There is no universal number, but a practical guideline is to aim for 2-3 sprints of work for the first slice. For a team of four developers doing two-week sprints, that is roughly 10-20 stories depending on size. The more important test is coherence: does the slice deliver a complete, walkable user journey? If you can demo the slice to a user and they can accomplish the primary task without you explaining what is missing, the size is right. Err on the side of fewer stories.

Should I prioritize and slice releases before or after decomposing activities into user tasks?

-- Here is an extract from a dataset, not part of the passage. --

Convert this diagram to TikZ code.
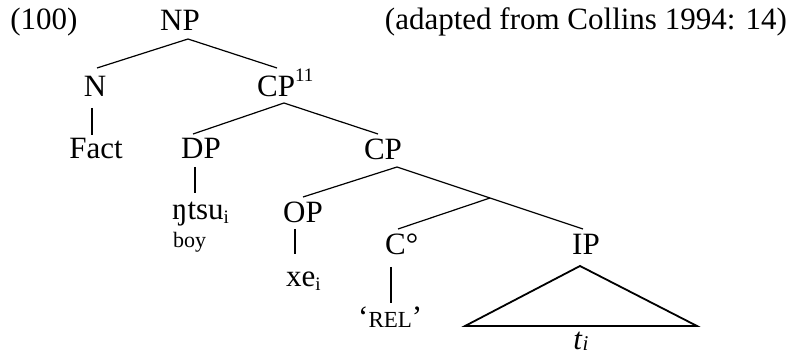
\documentclass[tikz,border=0pt]{standalone}
\usepackage{fontspec}
\setmainfont{Liberation Serif}
\begin{document}
\begin{tikzpicture}[x=1pt,y=-1pt,
  lbl/.style={inner sep=0pt,anchor=base,font=\fontsize{31}{33}\selectfont},
  lblw/.style={lbl,anchor=base west},
  small/.style={inner sep=0pt,anchor=base west,font=\fontsize{22}{24}\selectfont},
  branch/.style={line width=1.2pt},
  stem/.style={line width=1.8pt},
  tri/.style={line width=1.8pt,line join=miter}]
\useasboundingbox (0,0) rectangle (796,358);
\newcommand{\subi}{\raisebox{-0.25ex}{\fontsize{19}{20}\selectfont i}}
% labels
\node[lbl] (ex) at (44,30) {(100)};
\node[lbl] (src) at (586,30) {(adapted from Collins 1994: 14)};
\node[lbl] (NP) at (180,31) {NP};
\node[lbl] (N) at (95,97) {N};
\node[lblw] (CPa) at (257,97) {CP\raisebox{1.1ex}{\fontsize{19}{20}\selectfont 11}};
\node[lbl] (Fact) at (96,159) {Fact};
\node[lbl] (DP) at (201,159) {DP};
\node[lbl] (CPb) at (383,160) {CP};
\node[lblw] (ntsu) at (172,220) {ŋtsu\subi};
\node[small] (boy) at (173,248) {boy};
\node[lbl] (OP) at (303,223) {OP};
\node[lblw] (xe) at (286,287) {xe\subi};
\node[lblw] (C) at (385,255) {C°};
\node[lblw] (REL) at (358,327) {‘{\fontsize{23}{24}\selectfont REL}’};
\node[lbl] (IP) at (586,255) {IP};
\node[lbl] (t) at (581,349) {\textit{t}\raisebox{-0.12ex}{\fontsize{21}{22}\selectfont\textit{i}}};
% branch points
\coordinate (NPb) at (188,39);
\coordinate (Nt) at (97,68);
\coordinate (CPat) at (277,68);
\coordinate (CPab) at (284,103);
\coordinate (DPt) at (193,134);
\coordinate (CPbt) at (378,134);
\coordinate (CPbb) at (397,167);
\coordinate (OPt) at (303,197);
\coordinate (IPt) at (583,229);
\coordinate (Cbar) at (490,198);
\coordinate (Ct) at (398,229);
\coordinate (Nb) at (92,108);
\coordinate (Factt) at (92,135);
\coordinate (DPb) at (195,167);
\coordinate (ntsut) at (195,193);
\coordinate (OPb) at (295,229);
\coordinate (xet) at (295,254);
\coordinate (Cb) at (391,267);
\coordinate (RELt) at (391,303);
\coordinate (Ta) at (580,266);
\coordinate (Tl) at (465,326);
\coordinate (Tr) at (697,326);
% branches
\draw[branch] (Nt) -- (NPb) -- (CPat);
\draw[branch] (DPt) -- (CPab) -- (CPbt);
\draw[branch] (OPt) -- (CPbb) -- (IPt);
\draw[branch] (Cbar) -- (Ct);
\draw[stem] (Nb) -- (Factt);
\draw[stem] (DPb) -- (ntsut);
\draw[stem] (OPb) -- (xet);
\draw[stem] (Cb) -- (RELt);
\draw[tri] (Ta) -- (Tl) -- (Tr) -- cycle;
\end{tikzpicture}
\end{document}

Always decompose first. Slicing requires the full map to be populated so you can see all the stories in each column and make informed trade-offs. If you try to slice at the activity or task level without decomposed stories, your slices will be too coarse. You will commit to entire activities without understanding the effort involved in the stories underneath. Complete the [decomposition step](/skills/decomposing-activities-into-user-tasks) before starting a slicing session.

How do I handle stories that multiple slices depend on?

Shared dependencies, such as authentication, API infrastructure, or design system setup, should be pulled into the earliest slice that needs them, even if their direct user value is low. Mark them explicitly as 'enabler' stories on the map using a distinct color or tag. During slicing, ask the engineering lead to call out any story that is a prerequisite for stories in later slices. Place these enablers in the first slice and account for them in your effort estimate. Do not hide them or assume they will 'just get done' as part of another story.

What if stakeholders disagree about which stories belong in the first slice?

Anchor the disagreement in the user journey narrative. Ask each stakeholder to walk through the first slice from the user's perspective and identify where the experience breaks without their preferred story. If the journey genuinely breaks, the story should be in the first slice. If the journey is functional but less polished, the story belongs in a later slice. When two stories compete for the same slice and both are valid, use effort as the tiebreaker: the story that is smaller and faster to ship wins because it reduces risk and accelerates learning.

How often should I re-slice the story map?

Re-slice after every major release, or at minimum quarterly. The purpose of re-slicing is to incorporate what you learned from shipping the previous slice. User feedback, usage data, and changed business conditions all invalidate earlier slicing decisions. A 30-minute re-slicing session after each release retrospective is usually sufficient. Bring the updated map, review which stories in the next slice are still relevant, and adjust the line. See [refining and evolving story maps across sprints](/skills/refining-story-maps-across-sprints) for the full iterative process.

Can I use story mapping agile slicing for non-software products?

Yes. The technique works for any initiative that has a sequential user journey and can be delivered in increments. Service design teams use it to phase the rollout of new customer service processes. Marketing teams use it to sequence campaign launches. The key requirement is that you can define a 'walking skeleton,' a minimal end-to-end version of the experience that is testable and deliverable. If your initiative does not have a sequential user journey, a different prioritization framework may be more appropriate.

Why does my first release slice keep growing during sprint planning?

Scope growth after slicing usually happens because the slicing session did not surface all dependencies, or because stories were not decomposed finely enough. When developers start working on a story and discover it requires additional stories that were not on the map, the slice grows. Prevent this by doing a dependency check during the slicing session (Step 7) and by ensuring stories are small enough that hidden work is unlikely. If growth persists, your stories are too large. Break them down further before the next slicing session.